:: STORED DATA ::
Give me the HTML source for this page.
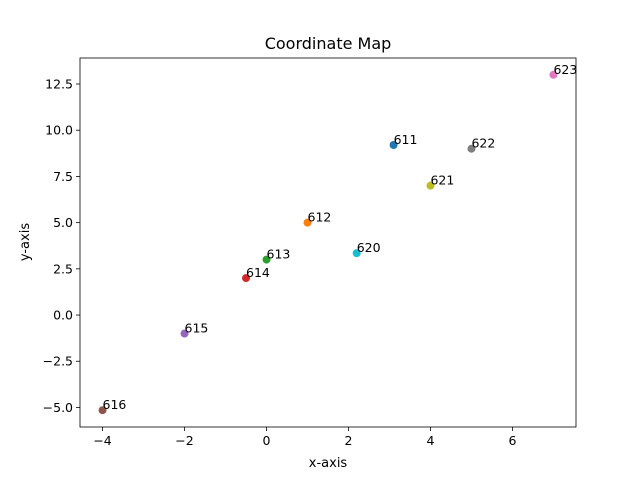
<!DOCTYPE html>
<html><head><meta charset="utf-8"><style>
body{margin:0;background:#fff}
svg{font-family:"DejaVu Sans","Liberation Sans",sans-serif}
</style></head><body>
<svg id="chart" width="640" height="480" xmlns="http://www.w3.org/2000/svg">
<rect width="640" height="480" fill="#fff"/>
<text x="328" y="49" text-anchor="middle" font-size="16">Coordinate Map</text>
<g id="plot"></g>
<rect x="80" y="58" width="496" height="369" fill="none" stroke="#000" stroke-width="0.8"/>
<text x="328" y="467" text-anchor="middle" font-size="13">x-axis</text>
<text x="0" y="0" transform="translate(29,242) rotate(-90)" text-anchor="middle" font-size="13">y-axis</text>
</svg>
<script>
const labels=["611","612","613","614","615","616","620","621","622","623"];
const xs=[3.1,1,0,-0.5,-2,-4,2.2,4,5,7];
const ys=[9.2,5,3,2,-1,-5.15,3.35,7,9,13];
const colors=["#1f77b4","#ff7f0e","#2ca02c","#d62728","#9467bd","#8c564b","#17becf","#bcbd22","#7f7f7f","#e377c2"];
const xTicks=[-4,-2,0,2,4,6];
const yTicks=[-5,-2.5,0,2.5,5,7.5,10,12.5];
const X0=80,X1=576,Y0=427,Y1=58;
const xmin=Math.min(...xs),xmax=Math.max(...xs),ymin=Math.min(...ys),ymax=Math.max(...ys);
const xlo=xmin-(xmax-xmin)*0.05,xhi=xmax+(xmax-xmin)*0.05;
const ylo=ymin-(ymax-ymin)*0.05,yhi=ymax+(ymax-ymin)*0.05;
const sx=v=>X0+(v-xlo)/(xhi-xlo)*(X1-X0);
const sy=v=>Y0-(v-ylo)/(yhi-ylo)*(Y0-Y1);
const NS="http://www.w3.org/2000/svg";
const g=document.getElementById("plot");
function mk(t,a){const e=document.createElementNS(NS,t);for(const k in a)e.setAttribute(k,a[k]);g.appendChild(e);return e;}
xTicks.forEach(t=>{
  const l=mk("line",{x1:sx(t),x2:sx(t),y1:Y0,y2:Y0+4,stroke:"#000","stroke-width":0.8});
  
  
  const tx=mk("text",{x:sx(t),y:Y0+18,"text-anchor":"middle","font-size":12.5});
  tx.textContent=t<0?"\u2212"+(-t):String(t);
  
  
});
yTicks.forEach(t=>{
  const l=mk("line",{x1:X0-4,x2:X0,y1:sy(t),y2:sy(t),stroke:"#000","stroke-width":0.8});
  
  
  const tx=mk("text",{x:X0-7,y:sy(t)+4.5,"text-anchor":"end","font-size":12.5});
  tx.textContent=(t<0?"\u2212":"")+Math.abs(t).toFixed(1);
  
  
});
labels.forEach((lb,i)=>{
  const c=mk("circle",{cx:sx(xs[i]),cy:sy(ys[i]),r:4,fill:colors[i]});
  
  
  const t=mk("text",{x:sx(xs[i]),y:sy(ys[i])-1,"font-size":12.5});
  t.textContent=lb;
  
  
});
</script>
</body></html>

:: TASK DIRECTIONS ::
Leave out the pictures and restate everything else word for word.

:: FINISHED TASK ::
Give me the HTML source for this page.
<!DOCTYPE html>
<html><head><meta charset="utf-8"><style>
body{margin:0;background:#fff}
svg{font-family:"DejaVu Sans","Liberation Sans",sans-serif}
</style></head><body>
<svg id="chart" width="640" height="480" xmlns="http://www.w3.org/2000/svg">
<rect width="640" height="480" fill="#fff"/>
<text x="328" y="49" text-anchor="middle" font-size="16">Coordinate Map</text>
<g id="plot"></g>
<rect x="80" y="58" width="496" height="369" fill="none" stroke="#000" stroke-width="0.8"/>
<text x="328" y="467" text-anchor="middle" font-size="13">x-axis</text>
<text x="0" y="0" transform="translate(29,242) rotate(-90)" text-anchor="middle" font-size="13">y-axis</text>
</svg>
<script>
const labels=["611","612","613","614","615","616","620","621","622","623"];
const xs=[3.1,1,0,-0.5,-2,-4,2.2,4,5,7];
const ys=[9.2,5,3,2,-1,-5.15,3.35,7,9,13];
const colors=["#1f77b4","#ff7f0e","#2ca02c","#d62728","#9467bd","#8c564b","#17becf","#bcbd22","#7f7f7f","#e377c2"];
const xTicks=[-4,-2,0,2,4,6];
const yTicks=[-5,-2.5,0,2.5,5,7.5,10,12.5];
const X0=80,X1=576,Y0=427,Y1=58;
const xmin=Math.min(...xs),xmax=Math.max(...xs),ymin=Math.min(...ys),ymax=Math.max(...ys);
const xlo=xmin-(xmax-xmin)*0.05,xhi=xmax+(xmax-xmin)*0.05;
const ylo=ymin-(ymax-ymin)*0.05,yhi=ymax+(ymax-ymin)*0.05;
const sx=v=>X0+(v-xlo)/(xhi-xlo)*(X1-X0);
const sy=v=>Y0-(v-ylo)/(yhi-ylo)*(Y0-Y1);
const NS="http://www.w3.org/2000/svg";
const g=document.getElementById("plot");
function mk(t,a){const e=document.createElementNS(NS,t);for(const k in a)e.setAttribute(k,a[k]);g.appendChild(e);return e;}
xTicks.forEach(t=>{
  const l=mk("line",{x1:sx(t),x2:sx(t),y1:Y0,y2:Y0+4,stroke:"#000","stroke-width":0.8});
  
  
  const tx=mk("text",{x:sx(t),y:Y0+18,"text-anchor":"middle","font-size":12.5});
  tx.textContent=t<0?"\u2212"+(-t):String(t);
  
  
});
yTicks.forEach(t=>{
  const l=mk("line",{x1:X0-4,x2:X0,y1:sy(t),y2:sy(t),stroke:"#000","stroke-width":0.8});
  
  
  const tx=mk("text",{x:X0-7,y:sy(t)+4.5,"text-anchor":"end","font-size":12.5});
  tx.textContent=(t<0?"\u2212":"")+Math.abs(t).toFixed(1);
  
  
});
labels.forEach((lb,i)=>{
  const c=mk("circle",{cx:sx(xs[i]),cy:sy(ys[i]),r:4,fill:colors[i]});
  
  
  const t=mk("text",{x:sx(xs[i]),y:sy(ys[i])-1,"font-size":12.5});
  t.textContent=lb;
  
  
});
</script>
</body></html>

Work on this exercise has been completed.